Дело было не только, а может быть, и не столько в оторванности Исполнительного Комитета от «рабочих и солдатских депутатов». Эту трещину между верхами кое-как удавалось замазывать еще долгое время. Но сейчас уже замечался разлад или замечалось отсутствие спайки между советскими руководящими сферами и действительными массами петербургского пролетариата и гарнизона. Более наблюдательные члены Исполнительного Комитета это уже формулировали в то время. Слепые игнорировали до конца. Если бы они не игнорировали, конец, пожалуй, мог бы быть и не столь позорным для нового советского большинства.
Кажется, на другой день утром в мое отсутствие Плеханов сделал визит Исполнительному Комитету. По-видимому, это был первый и последний визит Плеханова в руководящие советские сферы. Вопреки моим ожиданиям, болезнь не позволила ему занять подобающее место в Совете и в революции. Может быть, ему помешала не только болезнь. Между позицией Плеханова и позицией Совета была настолько резкая грань, что Плеханов счел нужным воздержаться от всяких попыток участия в чуждом учреждении… Я лично полагаю, что эта грань с образованием нового большинства была совсем не так резка: между «мамелюками» и большевиками она, несомненно, была значительно резче. Но все же новое большинство также не обнаруживало склонности идти навстречу контакту с Плехановым: оно не хотело компрометировать себя в глазах масс. Оно правильно полагало: можно делать, по не следует говорить, не надо афишировать.

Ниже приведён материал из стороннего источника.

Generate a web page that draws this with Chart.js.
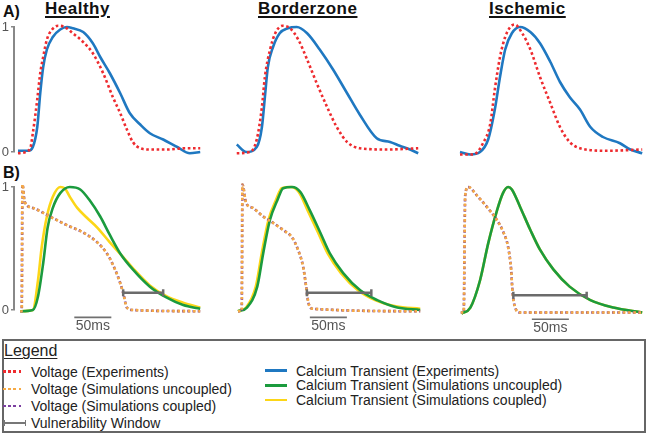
<!DOCTYPE html>
<html>
<head>
<meta charset="utf-8">
<script src="https://cdn.jsdelivr.net/npm/chart.js@4.4.1/dist/chart.umd.min.js"></script>
<style>
  body { margin: 0; background: #fff; font-family: "Liberation Sans", Arial, Helvetica, sans-serif; }
  #fig { position: relative; width: 648px; height: 436px; overflow: hidden; }
  canvas { position: absolute; }
  .lbl { position: absolute; font-weight: bold; font-size: 16px; line-height: 16px; color: #111; }
  .ttl { position: absolute; font-weight: bold; font-size: 17px; line-height: 17px; letter-spacing: 0.5px;
         text-decoration: underline; text-decoration-thickness: 1.5px; text-underline-offset: 2px; color: #111; }
  #legendBox { position: absolute; left: 2px; top: 338.5px; width: 640px; height: 90.5px; border: 2px solid #666; }
  .legTitle { position: absolute; left: 4px; top: 343px; font-size: 16px; line-height: 16px; text-decoration: underline;
              text-decoration-thickness: 1px; text-underline-offset: 2px; color: #222; }
  .legTxt { position: absolute; font-size: 14px; line-height: 14px; color: #222; white-space: nowrap; }
  .legSym { position: absolute; height: 2.6px; }
</style>
</head>
<body>
<div id="fig">
  <div class="lbl" style="left:3px; top:4px;">A)</div>
  <div class="lbl" style="left:3px; top:165px;">B)</div>
  <div class="ttl" style="left:45px; top:0px;">Healthy</div>
  <div class="ttl" style="left:258px; top:0px;">Borderzone</div>
  <div class="ttl" style="left:489px; top:0px;">Ischemic</div>

  <canvas id="aHealthy" width="204" height="145" style="left:0px; top:17px;"></canvas>
  <canvas id="aBorder" width="190" height="145" style="left:232px; top:17px;"></canvas>
  <canvas id="aIsch" width="190" height="145" style="left:456px; top:17px;"></canvas>
  <canvas id="bHealthy" width="204" height="158" style="left:0px; top:177px;"></canvas>
  <canvas id="bBorder" width="190" height="158" style="left:234px; top:177px;"></canvas>
  <canvas id="bIsch" width="190" height="158" style="left:456px; top:177px;"></canvas>

  <div id="legendBox"></div>
  <div class="legTitle">Legend</div>
</div>
<script>
// time axis of every panel, in ms
const T_MIN = -5.4;
const T_MAX = 251.1;
const scaleBarText = '50ms';

// colours
const cRed = '#ee2b2f';
const cBlue = '#1f78c1';
const cOrange = '#f6aa45';
const cPurple = '#7b3fa0';
const cGreen = '#1b9b3e';
const cYellow = '#fcd617';
const cWindow = '#6b6b6b';

// A) experiments, healthy
const hExpCaT = [0, 14, 20, 26, 30, 34, 39, 47, 57, 66, 74, 88, 101, 111, 124, 138, 151, 165, 178, 196, 215, 232, 246];
const hExpCa = [0.01, 0.01, 0.04, 0.20, 0.47, 0.68, 0.82, 0.92, 0.98, 1.0, 0.99, 0.96, 0.87, 0.76, 0.63, 0.47, 0.31, 0.22, 0.15, 0.10, 0.04, -0.01, 0.0];
const hExpVmT = [0, 16, 20, 26, 30, 34, 39, 46, 54, 63, 74, 88, 101, 115, 128, 138, 147, 155, 165, 178, 201, 228, 246];
const hExpVm = [-0.01, 0.02, 0.15, 0.42, 0.63, 0.76, 0.90, 0.98, 1.01, 1.0, 0.95, 0.88, 0.79, 0.63, 0.44, 0.31, 0.18, 0.08, 0.03, 0.02, 0.02, 0.03, 0.03];

// A) experiments, borderzone
const bzExpCaT = [1, 14, 28, 35, 39, 43, 50, 59, 70, 82, 96, 113, 131, 150, 167, 190, 208, 221, 235, 246];
const bzExpCa = [0.06, 0.0, 0.04, 0.20, 0.44, 0.68, 0.84, 0.95, 0.99, 1.0, 0.95, 0.82, 0.66, 0.47, 0.30, 0.11, 0.08, 0.05, 0.02, -0.01];
const bzExpVmT = [1, 19, 28, 35, 39, 46, 53, 63, 73, 84, 96, 109, 123, 136, 150, 167, 204, 246];
const bzExpVm = [-0.01, 0.0, 0.10, 0.36, 0.60, 0.82, 0.95, 1.01, 0.99, 0.90, 0.74, 0.55, 0.36, 0.20, 0.08, 0.03, 0.02, 0.03];

// A) experiments, ischemic
const isExpCaT = [0, 14, 27, 38, 47, 54, 61, 70, 81, 95, 108, 122, 135, 148, 162, 176, 193, 216, 230, 246];
const isExpCa = [0.0, -0.02, 0.0, 0.10, 0.34, 0.60, 0.82, 0.95, 1.0, 0.96, 0.87, 0.72, 0.56, 0.44, 0.34, 0.20, 0.12, 0.07, 0.02, -0.01];
const isExpVmT = [0, 18, 31, 41, 47, 54, 61, 68, 74, 84, 95, 108, 122, 135, 148, 162, 198, 246];
const isExpVm = [-0.02, -0.02, 0.07, 0.23, 0.50, 0.76, 0.92, 1.0, 1.02, 0.95, 0.82, 0.60, 0.39, 0.20, 0.08, 0.03, 0.01, 0.02];

// B) simulations, healthy
const hSimVmT = [3, 5, 6, 9, 20, 43, 66, 88, 107, 120, 128, 135, 142, 147, 155, 246];
const hSimVm = [-0.01, -0.01, 1.02, 0.88, 0.83, 0.76, 0.69, 0.63, 0.55, 0.46, 0.37, 0.27, 0.14, 0.02, 0.0, -0.01];
const hSimCaUncT = [3, 20, 27, 34, 40, 47, 57, 70, 84, 97, 111, 124, 138, 155, 178, 201, 223, 246];
const hSimCaUnc = [-0.01, 0.0, 0.11, 0.38, 0.67, 0.83, 0.95, 1.0, 0.98, 0.89, 0.76, 0.61, 0.46, 0.33, 0.19, 0.10, 0.04, 0.01];
const hSimCaCpT = [3, 20, 27, 32, 39, 47, 57, 63, 70, 80, 93, 107, 124, 142, 155, 178, 201, 223, 246];
const hSimCaCp = [-0.01, 0.0, 0.24, 0.51, 0.76, 0.92, 1.0, 0.99, 0.92, 0.83, 0.75, 0.67, 0.55, 0.43, 0.34, 0.20, 0.11, 0.06, 0.02];
const hVulnT = [142, 196];
const hVulnLevel = 0.14;
const hBarT = [76, 126];
const hBarLevel = -0.06;

// B) simulations, borderzone
const bzSimVmT = [0, 5, 6, 11, 20, 34, 47, 61, 73, 81, 88, 92, 95, 101, 246];
const bzSimVm = [-0.01, -0.01, 1.02, 0.87, 0.83, 0.76, 0.71, 0.65, 0.59, 0.49, 0.35, 0.19, 0.06, 0.01, -0.01];
const bzSimCaUncT = [0, 12, 26, 34, 43, 53, 61, 73, 84, 97, 111, 124, 142, 165, 188, 215, 246];
const bzSimCaUnc = [-0.01, 0.02, 0.19, 0.46, 0.73, 0.89, 0.99, 1.0, 0.96, 0.81, 0.63, 0.46, 0.30, 0.16, 0.08, 0.02, 0.0];
const bzSimCaCpT = [0, 11, 24, 32, 41, 51, 59, 71, 82, 94, 108, 121, 139, 162, 185, 213, 246];
const bzSimCaCp = [-0.01, 0.02, 0.19, 0.46, 0.73, 0.89, 0.99, 1.0, 0.96, 0.81, 0.63, 0.46, 0.30, 0.16, 0.08, 0.03, 0.01];
const bzVulnT = [93, 180];
const bzVulnLevel = 0.14;
const bzBarT = [97, 147];
const bzBarLevel = -0.06;

// B) simulations, ischemic
const isSimVmT = [1, 5, 7, 11, 23, 36, 50, 58, 65, 69, 71, 74, 81, 246];
const isSimVm = [-0.02, -0.02, 0.93, 1.0, 0.93, 0.84, 0.73, 0.64, 0.51, 0.33, 0.14, 0.03, -0.02, -0.02];
const isSimCaT = [2, 14, 27, 38, 50, 58, 65, 70, 81, 95, 108, 126, 148, 176, 207, 246];
const isSimCa = [-0.03, 0.02, 0.24, 0.54, 0.81, 0.95, 1.0, 0.98, 0.84, 0.65, 0.49, 0.33, 0.19, 0.08, 0.02, -0.02];
const isVulnT = [72, 171];
const isVulnLevel = 0.12;
const isBarT = [97, 147];
const isBarLevel = -0.075;

// legend
const legendLeftLabels = ['Voltage (Experiments)', 'Voltage (Simulations uncoupled)', 'Voltage (Simulations coupled)', 'Vulnerability Window'];
const legendLeftColors = [cRed, cOrange, cPurple, '#777'];
const legendRightLabels = ['Calcium Transient (Experiments)', 'Calcium Transient (Simulations uncoupled)', 'Calcium Transient (Simulations coupled)'];
const legendRightColors = [cBlue, cGreen, cYellow];

function pts(t, v){
    return t.map((x, i) => ({x: x, y: v[i]}));
}

function dotted(label, t, v, color){
    return {label: label, data: pts(t, v), borderColor: color, borderWidth: 2.6,
        borderDash: [2.6, 2.6], pointRadius: 0, clip: false};
}

function solid(label, t, v, color){
    return {label: label, data: pts(t, v), borderColor: color, borderWidth: 2.6, pointRadius: 0, clip: false};
}

function capped(label, t, level, color, width, capR, text){
    return {label: label, data: t.map(x => ({x: x, y: level})), borderColor: color, borderWidth: width,
        pointStyle: 'line', rotation: 90, pointRadius: capR, pointBorderWidth: width,
        pointBorderColor: color, cubicInterpolationMode: 'default', tension: 0, clip: false, barText: text};
}

// writes the "50ms" under the scale bar
const scaleBarLabel = {
    id: 'scaleBarLabel',
    afterDatasetsDraw(chart){
        chart.data.datasets.forEach((ds, i) => {
            if(!ds.barText) return;
            const p = chart.getDatasetMeta(i).data;
            const c = chart.ctx;
            c.save();
            c.font = '14px "Liberation Sans", Arial, sans-serif';
            c.fillStyle = '#555';
            c.textAlign = 'center';
            c.textBaseline = 'middle';
            c.fillText(ds.barText, (p[0].x + p[p.length - 1].x) / 2, p[0].y + 9);
            c.restore();
        });
    }
};

function panel(id, datasets, showAxis, padBottom){
    const ctx = document.getElementById(id).getContext('2d');
    const yScale = {
        type: 'linear', min: 0, max: 1, display: showAxis,
        ticks: {stepSize: 1, color: '#555', font: {size: 13}, padding: 2},
        grid: {drawOnChartArea: false, drawTicks: true, tickLength: 3, color: '#888', lineWidth: 1.5},
        border: {color: '#888', width: 2}
    };
    if(showAxis){
        yScale.afterFit = s => { s.width = 14; };
    }
    return new Chart(ctx, {
        type: 'line',
        data: {datasets: datasets},
        options: {
            responsive: false,
            animation: false,
            events: [],
            layout: {autoPadding: false, padding: {top: 10, bottom: padBottom, left: 0, right: 0}},
            plugins: {legend: {display: false}, tooltip: {enabled: false}},
            elements: {line: {cubicInterpolationMode: 'monotone', borderCapStyle: 'butt'}},
            scales: {
                x: {type: 'linear', display: false, min: T_MIN, max: T_MAX},
                y: yScale
            }
        },
        plugins: [scaleBarLabel]
    });
}

// first dataset is drawn on top
function expSets(vmT, vm, caT, ca){
    return [
        dotted('Voltage (Experiments)', vmT, vm, cRed),
        solid('Calcium Transient (Experiments)', caT, ca, cBlue)
    ];
}

function simSets(vmT, vm, uncT, unc, cpT, cp, vulnT, vulnLevel, barT, barLevel){
    const coupledVm = dotted('Voltage (Simulations coupled)', vmT, vm, cPurple);
    coupledVm.borderDashOffset = 0.5;
    return [
        capped('Vulnerability Window', vulnT, vulnLevel, cWindow, 2.5, 3.5, null),
        dotted('Voltage (Simulations uncoupled)', vmT, vm, cOrange),
        coupledVm,
        solid('Calcium Transient (Simulations uncoupled)', uncT, unc, cGreen),
        solid('Calcium Transient (Simulations coupled)', cpT, cp, cYellow),
        capped('scale', barT, barLevel, '#707070', 1.6, 3, scaleBarText)
    ];
}

panel('aHealthy', expSets(hExpVmT, hExpVm, hExpCaT, hExpCa), true, 10);
panel('aBorder', expSets(bzExpVmT, bzExpVm, bzExpCaT, bzExpCa), false, 10);
panel('aIsch', expSets(isExpVmT, isExpVm, isExpCaT, isExpCa), false, 10);
panel('bHealthy', simSets(hSimVmT, hSimVm, hSimCaUncT, hSimCaUnc, hSimCaCpT, hSimCaCp, hVulnT, hVulnLevel, hBarT, hBarLevel), true, 25);
panel('bBorder', simSets(bzSimVmT, bzSimVm, bzSimCaUncT, bzSimCaUnc, bzSimCaCpT, bzSimCaCp, bzVulnT, bzVulnLevel, bzBarT, bzBarLevel), false, 25);
panel('bIsch', simSets(isSimVmT, isSimVm, isSimCaT, isSimCa, isSimCaT, isSimCa, isVulnT, isVulnLevel, isBarT, isBarLevel), false, 25);

// legend rows
const fig = document.getElementById('fig');
function addCap(x, yMid, color){
    const cap = document.createElement('div');
    cap.className = 'legSym';
    cap.style.left = x + 'px';
    cap.style.top = (yMid - 3) + 'px';
    cap.style.width = '1.5px';
    cap.style.height = '6px';
    cap.style.background = color;
    fig.appendChild(cap);
}

function addLegendRow(x, symW, textX, yMid, label, color, isDotted, hasCap){
    const sym = document.createElement('div');
    sym.className = 'legSym';
    sym.style.left = x + 'px';
    sym.style.top = (yMid - 1.2) + 'px';
    sym.style.width = symW + 'px';
    sym.style.height = hasCap ? '2.2px' : '2.6px';
    sym.style.background = isDotted
        ? 'repeating-linear-gradient(to right, ' + color + ' 0 2.6px, transparent 2.6px 5.2px)'
        : color;
    fig.appendChild(sym);
    if(hasCap){
        addCap(x, yMid, color);
        addCap(x + symW - 1.5, yMid, color);
    }
    const txt = document.createElement('div');
    txt.className = 'legTxt';
    txt.style.left = textX + 'px';
    txt.style.top = (yMid + 5 - 11.85) + 'px';
    txt.textContent = label;
    fig.appendChild(txt);
}

const leftRowsY = [371.5, 388.8, 405.8, 423];
legendLeftLabels.forEach((lab, i) => {
    const last = i === legendLeftLabels.length - 1;
    addLegendRow(3, last ? 23 : 21, 31, leftRowsY[i], lab, legendLeftColors[i], !last, last);
});
const rightRowsY = [370.5, 385.3, 399.8];
legendRightLabels.forEach((lab, i) => {
    addLegendRow(265, 22, 296, rightRowsY[i], lab, legendRightColors[i], false, false);
});
</script>
</body>
</html>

Участие Плеханова в событиях 1917 года ограничилось его писаниями в крошечной, малочитаемой и совершенно невлиятельной газетке «Единство». Его единомышленники составляли небольшую группу, не представленную в Совете именно ввиду ее полной ничтожности… С Плехановым я лично так и не познакомился до самой его смерти.

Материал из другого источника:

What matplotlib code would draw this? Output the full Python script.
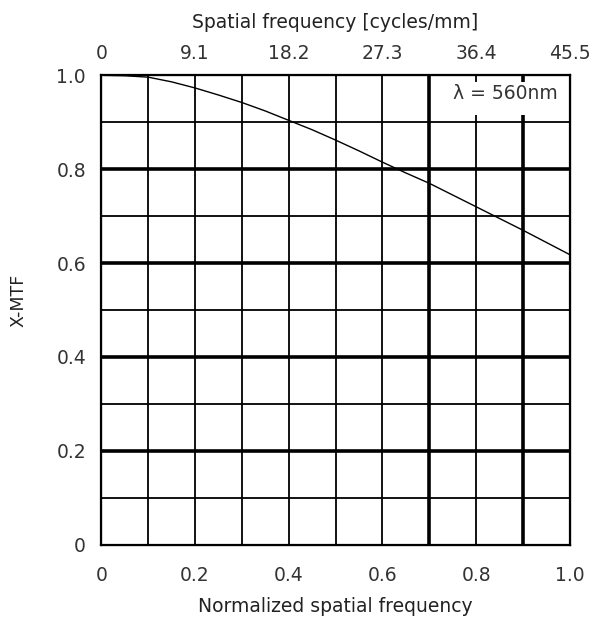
import numpy as np
import matplotlib.pyplot as plt
from matplotlib.patches import Rectangle

plt.rcParams['font.family'] = ['DejaVu Sans']
plt.rcParams['font.size'] = 13.5

# %% data
freq_norm = [0.0, 0.05, 0.1, 0.15, 0.2, 0.25, 0.3, 0.35, 0.4, 0.45, 0.5,
             0.55, 0.6, 0.65, 0.7, 0.75, 0.8, 0.85, 0.9, 0.95, 1.0]
mtf = [1.0, 0.999, 0.996, 0.986, 0.973, 0.958, 0.942, 0.924, 0.904, 0.884, 0.862,
       0.839, 0.815, 0.792, 0.770, 0.745, 0.720, 0.695, 0.670, 0.644, 0.618]

bottom_ticks = [0, 0.2, 0.4, 0.6, 0.8, 1.0]
bottom_labels = ['0', '0.2', '0.4', '0.6', '0.8', '1.0']
top_labels = ['0', '9.1', '18.2', '27.3', '36.4', '45.5']
y_ticks = [0, 0.2, 0.4, 0.6, 0.8, 1.0]
y_labels = ['0', '0.2', '0.4', '0.6', '0.8', '1.0']
thick_x = [0.7, 0.9]
thick_y = [0.2, 0.4, 0.6, 0.8]
txtc = '#333333'

# %% plot
fig = plt.figure(figsize=(5.96, 6.17), dpi=100)
ax = fig.add_axes([0.170, 0.117, 0.786, 0.761])

for g in np.arange(0.1, 1.0, 0.1):
    gx = round(g, 1)
    lw = 2.6 if gx in thick_x else 1.3
    ax.axvline(gx, color='black', lw=lw, zorder=1)
    lw = 2.6 if gx in thick_y else 1.3
    ax.axhline(gx, color='black', lw=lw, zorder=1)

ax.plot(freq_norm, mtf, color='black', lw=1.0, zorder=3)

ax.set_xlim(0, 1)
ax.set_ylim(0, 1)
for s in ax.spines.values():
    s.set_linewidth(1.6)

ax.set_xticks(bottom_ticks)
ax.set_xticklabels(bottom_labels, color=txtc)
ax.set_yticks(y_ticks)
ax.set_yticklabels(y_labels, color=txtc)
ax.tick_params(axis='x', length=0, pad=15)
ax.tick_params(axis='y', length=0, pad=11)
ax.set_xlabel('Normalized spatial frequency', color='#222222', labelpad=9)
ax.set_ylabel('X-MTF', color='#222222', fontsize=12.5)
ax.yaxis.set_label_coords(-0.158, 0.52)

top = ax.twiny()
top.set_xlim(0, 1)
top.set_xticks(bottom_ticks)
top.set_xticklabels(top_labels, color=txtc)
top.tick_params(length=0, pad=9)
top.set_xlabel('Spatial frequency [cycles/mm]', color='#222222', labelpad=11)

# white label box over the grid, top right
ax.add_patch(Rectangle((0.74, 0.915), 0.245, 0.071, transform=ax.transAxes,
                       facecolor='white', edgecolor='none', zorder=2))
ax.text(0.975, 0.962, '\u03bb = 560nm', transform=ax.transAxes, ha='right',
        va='center', color=txtc, zorder=4)

plt.savefig('out.png', dpi=100)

Вместе с Плехановым приехали давно ожидаемые именитые гости – французская и английская делегации: М. Кашен, Мутэ, Лафон, О'Греди, Торн, Сандерс. В 20-х числах нас посетил еще один знатный иностранец – первый пионер, исследователь неведомой российской революционной почвы из высокопросвещенной Европы. Это был Брантинг, шведский социалистический лидер. Однако эта знаменитость, посетившая Исполнительный Комитет, говорившая приветствия, пытавшаяся начать деловую политическую беседу, прошла у нас совсем мало замеченной. Приняли, поговорили, как сотни других делегаций, и сейчас же забыли.

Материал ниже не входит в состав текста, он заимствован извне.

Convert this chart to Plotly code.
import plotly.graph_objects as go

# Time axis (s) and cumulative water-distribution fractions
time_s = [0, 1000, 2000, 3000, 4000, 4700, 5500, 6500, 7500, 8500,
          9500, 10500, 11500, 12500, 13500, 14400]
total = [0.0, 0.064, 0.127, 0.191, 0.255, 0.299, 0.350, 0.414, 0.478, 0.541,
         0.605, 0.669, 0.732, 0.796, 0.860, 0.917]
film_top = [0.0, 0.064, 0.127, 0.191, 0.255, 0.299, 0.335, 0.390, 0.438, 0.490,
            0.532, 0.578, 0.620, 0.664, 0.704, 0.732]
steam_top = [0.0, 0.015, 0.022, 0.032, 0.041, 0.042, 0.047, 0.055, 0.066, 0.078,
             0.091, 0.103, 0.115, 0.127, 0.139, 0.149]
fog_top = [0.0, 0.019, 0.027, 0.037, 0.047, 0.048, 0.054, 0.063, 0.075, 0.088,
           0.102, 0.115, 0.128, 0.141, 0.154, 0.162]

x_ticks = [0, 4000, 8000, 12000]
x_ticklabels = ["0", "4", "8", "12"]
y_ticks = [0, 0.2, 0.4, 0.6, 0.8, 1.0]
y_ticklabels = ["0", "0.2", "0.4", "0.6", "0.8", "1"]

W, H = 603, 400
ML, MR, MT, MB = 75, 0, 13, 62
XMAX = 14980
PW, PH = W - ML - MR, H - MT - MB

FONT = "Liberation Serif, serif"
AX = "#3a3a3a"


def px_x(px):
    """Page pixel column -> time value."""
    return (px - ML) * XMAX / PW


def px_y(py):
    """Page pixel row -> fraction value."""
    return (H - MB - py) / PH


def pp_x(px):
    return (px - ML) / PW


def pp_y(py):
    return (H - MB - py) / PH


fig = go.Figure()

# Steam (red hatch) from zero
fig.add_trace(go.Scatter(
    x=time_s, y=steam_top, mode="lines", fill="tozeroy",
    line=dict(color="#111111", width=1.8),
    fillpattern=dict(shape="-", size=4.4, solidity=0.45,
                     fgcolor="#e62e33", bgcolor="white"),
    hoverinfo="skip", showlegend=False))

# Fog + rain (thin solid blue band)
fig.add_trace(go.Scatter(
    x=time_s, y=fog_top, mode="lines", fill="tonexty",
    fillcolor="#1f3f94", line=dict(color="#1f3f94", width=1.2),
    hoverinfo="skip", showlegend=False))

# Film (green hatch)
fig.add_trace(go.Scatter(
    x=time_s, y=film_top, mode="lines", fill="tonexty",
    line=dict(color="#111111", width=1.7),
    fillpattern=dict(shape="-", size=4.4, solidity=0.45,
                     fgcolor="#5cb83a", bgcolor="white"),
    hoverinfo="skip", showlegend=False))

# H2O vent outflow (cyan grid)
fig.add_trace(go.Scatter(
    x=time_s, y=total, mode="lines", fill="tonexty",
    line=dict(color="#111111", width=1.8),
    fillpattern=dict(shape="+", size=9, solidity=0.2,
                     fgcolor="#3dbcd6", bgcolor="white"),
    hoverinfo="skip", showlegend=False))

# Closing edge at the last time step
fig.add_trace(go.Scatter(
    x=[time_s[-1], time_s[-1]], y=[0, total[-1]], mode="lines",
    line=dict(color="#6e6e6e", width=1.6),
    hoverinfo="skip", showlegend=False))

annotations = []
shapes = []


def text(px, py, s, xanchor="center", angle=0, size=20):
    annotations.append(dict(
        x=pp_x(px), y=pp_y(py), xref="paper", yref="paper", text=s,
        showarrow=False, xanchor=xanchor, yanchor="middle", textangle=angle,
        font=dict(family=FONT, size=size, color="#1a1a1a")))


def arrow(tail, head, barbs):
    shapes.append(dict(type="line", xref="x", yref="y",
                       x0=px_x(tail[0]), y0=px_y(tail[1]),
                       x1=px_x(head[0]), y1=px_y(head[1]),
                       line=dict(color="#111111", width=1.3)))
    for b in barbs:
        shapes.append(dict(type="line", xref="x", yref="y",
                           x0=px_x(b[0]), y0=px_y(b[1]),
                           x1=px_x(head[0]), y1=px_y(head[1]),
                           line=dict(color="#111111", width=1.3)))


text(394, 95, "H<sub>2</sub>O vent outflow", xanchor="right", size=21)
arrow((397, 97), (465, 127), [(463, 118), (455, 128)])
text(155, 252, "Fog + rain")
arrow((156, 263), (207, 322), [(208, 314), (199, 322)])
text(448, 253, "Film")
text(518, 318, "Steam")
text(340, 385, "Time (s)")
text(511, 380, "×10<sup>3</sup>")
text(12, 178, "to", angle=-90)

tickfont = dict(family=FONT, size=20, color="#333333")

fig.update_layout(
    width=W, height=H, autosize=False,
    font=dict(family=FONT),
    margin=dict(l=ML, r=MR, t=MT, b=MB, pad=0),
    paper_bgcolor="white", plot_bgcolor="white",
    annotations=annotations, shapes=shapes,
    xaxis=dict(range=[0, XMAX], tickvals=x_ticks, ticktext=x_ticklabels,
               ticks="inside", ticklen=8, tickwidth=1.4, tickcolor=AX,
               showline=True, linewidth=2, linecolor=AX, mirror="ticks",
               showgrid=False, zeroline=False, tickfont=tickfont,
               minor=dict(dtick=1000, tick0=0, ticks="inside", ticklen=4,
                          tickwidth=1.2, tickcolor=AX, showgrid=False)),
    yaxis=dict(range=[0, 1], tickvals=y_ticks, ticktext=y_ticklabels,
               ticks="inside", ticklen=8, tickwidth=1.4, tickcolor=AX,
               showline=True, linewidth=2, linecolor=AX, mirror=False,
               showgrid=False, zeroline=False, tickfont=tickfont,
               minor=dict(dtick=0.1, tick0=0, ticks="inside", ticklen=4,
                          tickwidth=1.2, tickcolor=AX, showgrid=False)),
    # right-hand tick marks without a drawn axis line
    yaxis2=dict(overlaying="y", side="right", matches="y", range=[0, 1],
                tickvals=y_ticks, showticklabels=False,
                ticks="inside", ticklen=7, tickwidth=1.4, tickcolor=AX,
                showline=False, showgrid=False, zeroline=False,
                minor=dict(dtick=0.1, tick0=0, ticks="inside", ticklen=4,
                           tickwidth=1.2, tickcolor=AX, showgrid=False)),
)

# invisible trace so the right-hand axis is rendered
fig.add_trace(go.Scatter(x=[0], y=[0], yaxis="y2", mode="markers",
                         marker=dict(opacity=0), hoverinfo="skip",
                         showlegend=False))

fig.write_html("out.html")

Этого совсем нельзя сказать о французских и английских гостях. Их мы не только давно ждали. О них мы были очень много наслышаны. И не с хорошей стороны. Какими бы они ни были честными и благородными гражданами, какими бы они ни были убежденными социалистами, для нас, не только для циммервальдцев, но и для наших советских оборонцев, прибывшие англо-французские деятели были фактическими делегатами союзных правительств, были агентами англо-французского капитала и империализма. Нам было хорошо известно их «священное единение» со своими правящими сферами, виновниками войны и рыцарями международного грабежа. Мы были достаточно осведомлены о шовинизме и о крупной, глубоко вредной роли этих деятелей в их странах и в рабочем движении, вернее, в борьбе с рабочим движением Англии и Франции в период войны.
Между прочим, с характеристикой этих союзных парламентских социалистов к нам обратился из-за границы Мартов, предостерегая против них советские сферы. Но и без того наши сердца далеко не были раскрыты перед гостями. Напротив, мы были сильно насторожены против них и готовились к отпору? даже к весьма активной обороне, если не к нападению.
Ибо было ясно: гости приехали не для выражения чувств перед русской революцией, не для приветствий, не для братания, не для личного знакомства и изучения. Главная их цель была в другом – в агитации среди нас против германского деспотизма, в воздействии на нас авторитетом «более зрелых товарищей», в привлечении нас к союзу с Рибо и Ллойд Джорджем для борьбы «за право и справедливость». Именно для этого их снарядили в Петербург, избрав самых «лучших», самых надежных для правителей из всего «социалистического» и «рабочего мира» союзных стран. Других не только не снарядили, но и не пустили «приветствовать русскую революцию».